Berlin is once again a vibrant centre for the arts, with many museums, galleries and theatres. At the Kulturforum visitors will find a number of impressive museums and concert venues from the spectacular Berliner Philharmonie concert hall to the complex's Picture Gallery, which houses a vast collection of European paintings from the 13th to 18th centuries.
Berlin still boasts a fantastic nightlife, and while tastes have changed since the height of the cabaret halls of the 1920s and 30s, there is a vast array of venues catering to all tastes. Berlin's calendar is also packed with festivals and parties from the Christopher Street Day gay and lesbian parade in June to the massive Love Parade dance party in July and the Jazz Fest Berlin in November.
The Bavarian city of Munich, centre of southern Germany, is one of the country's favourite tourist destinations, offering a unique combination of modern flair and traditional charm, all mixed together with a heavy helping of 'Gemutlichkeit', the special German term for hearty, happy, healthy togetherness.

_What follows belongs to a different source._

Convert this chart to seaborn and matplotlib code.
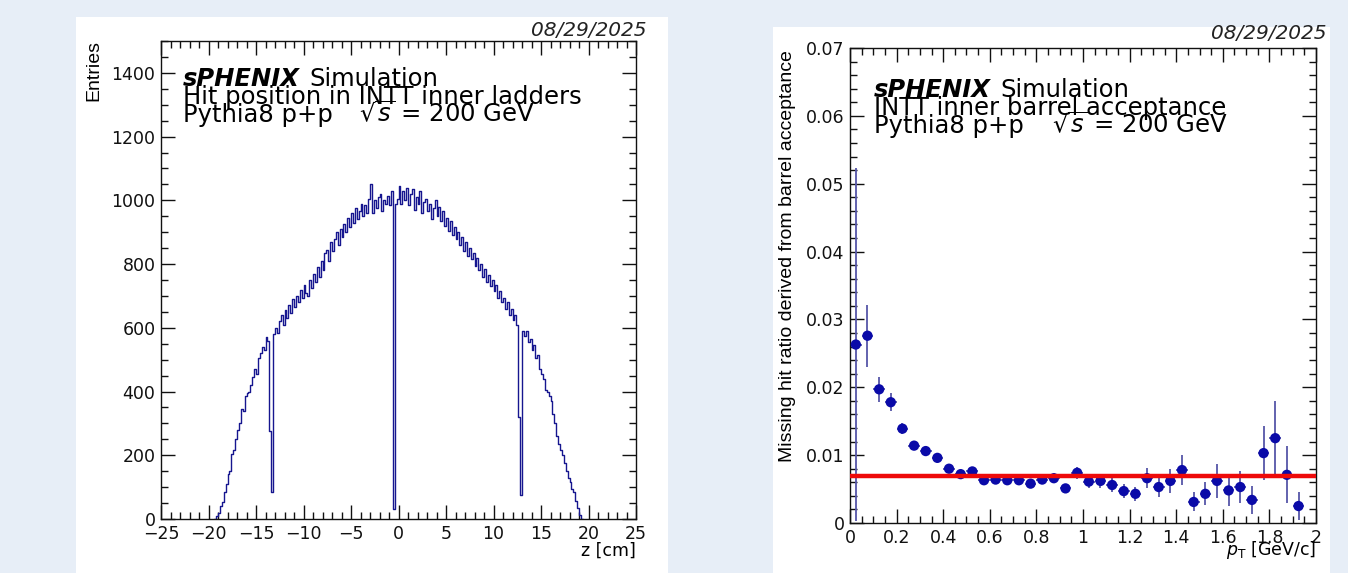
import numpy as np
import pandas as pd
import matplotlib
matplotlib.use("Agg")
import matplotlib.pyplot as plt
from matplotlib.patches import Rectangle
from matplotlib.ticker import MultipleLocator, FuncFormatter
import seaborn as sns

W, H = 1348, 573

# Left: hit z position in INTT inner ladders, 0.2 cm bins from -19.4 cm
z_first_edge = -19.4
z_bin_width = 0.2
hit_counts = [
    0, 8, 18, 40, 52, 85, 110, 140, 150, 205,
    215, 250, 280, 300, 345, 340, 385, 395, 400, 420,
    445, 470, 455, 505, 520, 540, 530, 570, 560, 275,
    85, 580, 600, 585, 620, 640, 610, 655, 630, 670,
    645, 690, 665, 700, 680, 720, 695, 735, 710, 700,
    750, 725, 770, 745, 790, 760, 810, 780, 835, 845,
    810, 870, 840, 880, 900, 860, 910, 885, 925, 900,
    945, 915, 960, 930, 975, 940, 965, 990, 950, 985,
    960, 1005, 1050, 960, 1000, 975, 1010, 1020, 965, 1000,
    990, 1015, 985, 1030, 30, 990, 1005, 1045, 990, 1030,
    1000, 1040, 985, 1020, 1035, 970, 1010, 990, 1030, 960,
    995, 1005, 965, 990, 940, 975, 1000, 950, 980, 935,
    965, 920, 945, 905, 935, 890, 915, 880, 900, 860,
    885, 840, 870, 825, 850, 815, 835, 795, 820, 780,
    800, 760, 785, 745, 765, 730, 750, 715, 735, 695,
    715, 680, 695, 660, 680, 640, 660, 625, 640, 610,
    320, 75, 590, 575, 590, 555, 565, 530, 545, 505,
    515, 470, 455, 440, 405, 400, 385, 370, 330, 300,
    260, 235, 215, 200, 175, 150, 130, 115, 95, 85,
    55, 35, 12, 0,
]

# Right: missing hit ratio vs pT (0.05 GeV/c bins)
pt_centers = [
    0.025, 0.075, 0.125, 0.175, 0.225, 0.275, 0.325, 0.375, 0.425, 0.475,
    0.525, 0.575, 0.625, 0.675, 0.725, 0.775, 0.825, 0.875, 0.925, 0.975,
    1.025, 1.075, 1.125, 1.175, 1.225, 1.275, 1.325, 1.375, 1.425, 1.475,
    1.525, 1.575, 1.625, 1.675, 1.725, 1.775, 1.825, 1.875, 1.925,
]
ratio = [
    0.0263, 0.0276, 0.0197, 0.0178, 0.0139, 0.0114, 0.0106, 0.0096, 0.0080, 0.0072,
    0.0076, 0.0063, 0.0064, 0.0063, 0.0063, 0.0058, 0.0064, 0.0066, 0.0051, 0.0074,
    0.0061, 0.0062, 0.0056, 0.0047, 0.0043, 0.0066, 0.0053, 0.0062, 0.0078, 0.0031,
    0.0043, 0.0062, 0.0048, 0.0053, 0.0034, 0.0103, 0.0125, 0.0071, 0.0025,
]
ratio_err = [
    0.0260, 0.0046, 0.0018, 0.0013, 0.0008, 0.0006, 0.0006, 0.0006, 0.0005, 0.0005,
    0.0005, 0.0005, 0.0005, 0.0005, 0.0005, 0.0006, 0.0006, 0.0007, 0.0006, 0.0009,
    0.0009, 0.0010, 0.0010, 0.0010, 0.0010, 0.0015, 0.0014, 0.0018, 0.0022, 0.0014,
    0.0017, 0.0025, 0.0023, 0.0024, 0.0020, 0.0040, 0.0055, 0.0042, 0.0020,
]
pt_half_width = 0.025
fit_level = 0.0069
date_label = "08/29/2025"

sns.set_style("ticks")
plt.rcParams["font.family"] = ["DejaVu Sans"]
plt.rcParams["text.color"] = "black"
plt.rcParams["mathtext.fontset"] = "dejavusans"

HIST_COLOR = "#16168f"
POINT_COLOR = "#0a0aa8"
ERR_COLOR = "#5656a8"
FIT_COLOR = "#ee0a0a"
TXT = 17.5
TICK = 12.5
ROT_FONT = ["Liberation Sans", "DejaVu Sans"]


def fx(x):
    return x / W


def fy(y):
    return 1 - y / H


fig = plt.figure(figsize=(W / 100, H / 100), dpi=100)
fig.patch.set_facecolor("#e7eef7")
# white canvases of the two pasted ROOT plots
fig.patches.append(Rectangle((fx(76), 0), fx(668 - 76), fy(17), transform=fig.transFigure,
                             facecolor="white", edgecolor="none", zorder=0))
fig.patches.append(Rectangle((fx(773), 0), fx(1330 - 773), fy(27), transform=fig.transFigure,
                             facecolor="white", edgecolor="none", zorder=0))

ax1 = fig.add_axes([fx(161), fy(519), fx(636 - 161), (519 - 41) / H])
ax2 = fig.add_axes([fx(850), fy(523), fx(1316 - 850), (523 - 48) / H])


def root_style(ax):
    ax.set_zorder(2)
    ax.set_facecolor("none")
    for sp in ax.spines.values():
        sp.set_visible(True)
        sp.set_color("#111111")
        sp.set_linewidth(1.0)
    ax.tick_params(which="both", direction="in", top=True, right=True,
                   labelsize=TICK, colors="#111111", width=1.0)
    ax.tick_params(which="major", length=10, pad=4)
    ax.tick_params(which="minor", length=5)
    ax.set_xlabel("")
    ax.set_ylabel("")


# left: hit z histogram
n_bins = len(hit_counts)
z_last_edge = z_first_edge + z_bin_width * n_bins
centers = z_first_edge + z_bin_width * (np.arange(n_bins) + 0.5)
df_hits = pd.DataFrame({"z": centers, "n": hit_counts})
sns.histplot(data=df_hits, x="z", weights="n", binwidth=z_bin_width,
             binrange=(z_first_edge, z_last_edge), element="step", fill=False,
             color=HIST_COLOR, linewidth=1.0, ax=ax1)
ax1.set_xlim(-25, 25)
ax1.set_ylim(0, 1500)
ax1.xaxis.set_major_locator(MultipleLocator(5))
ax1.xaxis.set_minor_locator(MultipleLocator(1))
ax1.yaxis.set_major_locator(MultipleLocator(200))
ax1.yaxis.set_minor_locator(MultipleLocator(50))
root_style(ax1)

# right: missing hit ratio
ax2.errorbar(pt_centers, ratio, xerr=pt_half_width, yerr=ratio_err, fmt="none",
             ecolor=ERR_COLOR, elinewidth=1.3, capsize=0, zorder=2)
sns.scatterplot(x=pt_centers, y=ratio, color=POINT_COLOR, s=55, edgecolor="none",
                ax=ax2, zorder=3)
ax2.hlines(fit_level, 0, 2, color=FIT_COLOR, linewidth=3.2, zorder=4)
ax2.set_xlim(0, 2)
ax2.set_ylim(0, 0.07)
ax2.xaxis.set_major_locator(MultipleLocator(0.2))
ax2.xaxis.set_minor_locator(MultipleLocator(0.05))
ax2.yaxis.set_major_locator(MultipleLocator(0.01))
ax2.yaxis.set_minor_locator(MultipleLocator(0.002))
fmt = FuncFormatter(lambda v, p: "%g" % round(v, 4))
ax2.xaxis.set_major_formatter(fmt)
ax2.yaxis.set_major_formatter(fmt)
root_style(ax2)

# axis titles
fig.text(fx(94), fy(40), "Entries", rotation=90, ha="center", va="top", fontsize=14,
         family=ROT_FONT)
fig.text(fx(636), fy(556), "z [cm]", ha="right", va="baseline", fontsize=12.5)
fig.text(fx(788), fy(50), "Missing hit ratio derived from barrel acceptance",
         rotation=90, ha="center", va="top", fontsize=14, family=ROT_FONT)
fig.text(fx(1316), fy(555), r"$p_{\mathrm{T}}$ [GeV/c]", ha="right", va="baseline",
         fontsize=12.5)

# dates
fig.text(fx(646), fy(36), date_label, ha="right", va="baseline", fontsize=14.5,
         style="italic", color="#222222")
fig.text(fx(1327), fy(39), date_label, ha="right", va="baseline", fontsize=14.5,
         style="italic", color="#222222")

renderer = fig.canvas.get_renderer()


def label_block(x0, y0, line2, sqrt_dx, dy=18):
    t = fig.text(fx(x0), fy(y0), "sPHENIX", fontsize=TXT, weight="bold",
                 style="italic", va="baseline")
    bb = t.get_window_extent(renderer)
    fig.text(fx(bb.x1 + 9), fy(y0), "Simulation", fontsize=TXT, va="baseline")
    fig.text(fx(x0), fy(y0 + dy), line2, fontsize=TXT, va="baseline")
    fig.text(fx(x0), fy(y0 + 2 * dy), "Pythia8 p+p", fontsize=TXT, va="baseline")
    fig.text(fx(x0 + sqrt_dx), fy(y0 + 2 * dy), r"$\sqrt{s}$ = 200 GeV", fontsize=TXT,
             va="baseline")


label_block(183, 86, "Hit position in INTT inner ladders", 176)
label_block(874, 97, "INTT inner barrel acceptance", 178)

fig.savefig("out.png", dpi=100, facecolor=fig.get_facecolor())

Traditionally the city, famous for its breweries and beer halls, conjures up images of jolly red-cheeked, portly men in lederhosen, downing steins of beer. There is plenty of this fun to be had, but Munich and the Bavarian region has plenty more to recommend it to visitors. The city has numerous great museums, art treasures, hi-tech industries and gems of Gothic and Baroque architecture. It is also the gateway to the Bavarian Alps, drawing winter sports enthusiasts from near and far.
Munich itself was founded in 1158 on the River Isar, and acquired its name, Munchen (home of the monks) from its first monastery. It was the monks that started the beer brewing tradition for which the city is now world famous, particularly since it started celebrating an annual beer festival in 1810. Today close on six million people visit the Oktoberfest every year, and consume more than five and a half million litres of beer during its two-week run.
About the Autobahn
There's no universal speed limit on the Autobahn, but there are limits posted on a large number of either congested or treacherous stretches of the Autobahn. There are also speed limits in effect on the parts where pollution or traffic noise pose a special problem.
The types of roads
National roads (like our Interstates) are called Bundesstraßen. These roads are numbered and directions are most often given by the road numbers. Signs showing this number are well posted, with black digits on a yellow rectangle sporting a black border. The number is usually referred to with a 'B' in front of it, i.e. 'B 1'. The more important the route, the lower the number.
Even numbers usually go North-South and odd numbers East-West.
Bypass routes are designated with an appended 'a' (for alternative) or 'n' (for new alignment). An example would be 'B 1a'.
Landesstraße and Staatsstraße
Smaller main roads are constructed and maintained by the Bundesländer (a German state) and are calledLandesstraße (country road) or Staatsstraße (state road).
Like the Bundesstraßen, these roads are numbered. They are prefixed with 'L', 'S', or 'St'. An important difference is that these numbers are not usually referenced on direction signs or road maps. The road numbers do appear on the kilometer posts by the roads, for reference and to use when needing the emergency services or the AAA.
As these road numbers are unique only within a certain Bundesland (state), you will see the same number in different parts of Germany.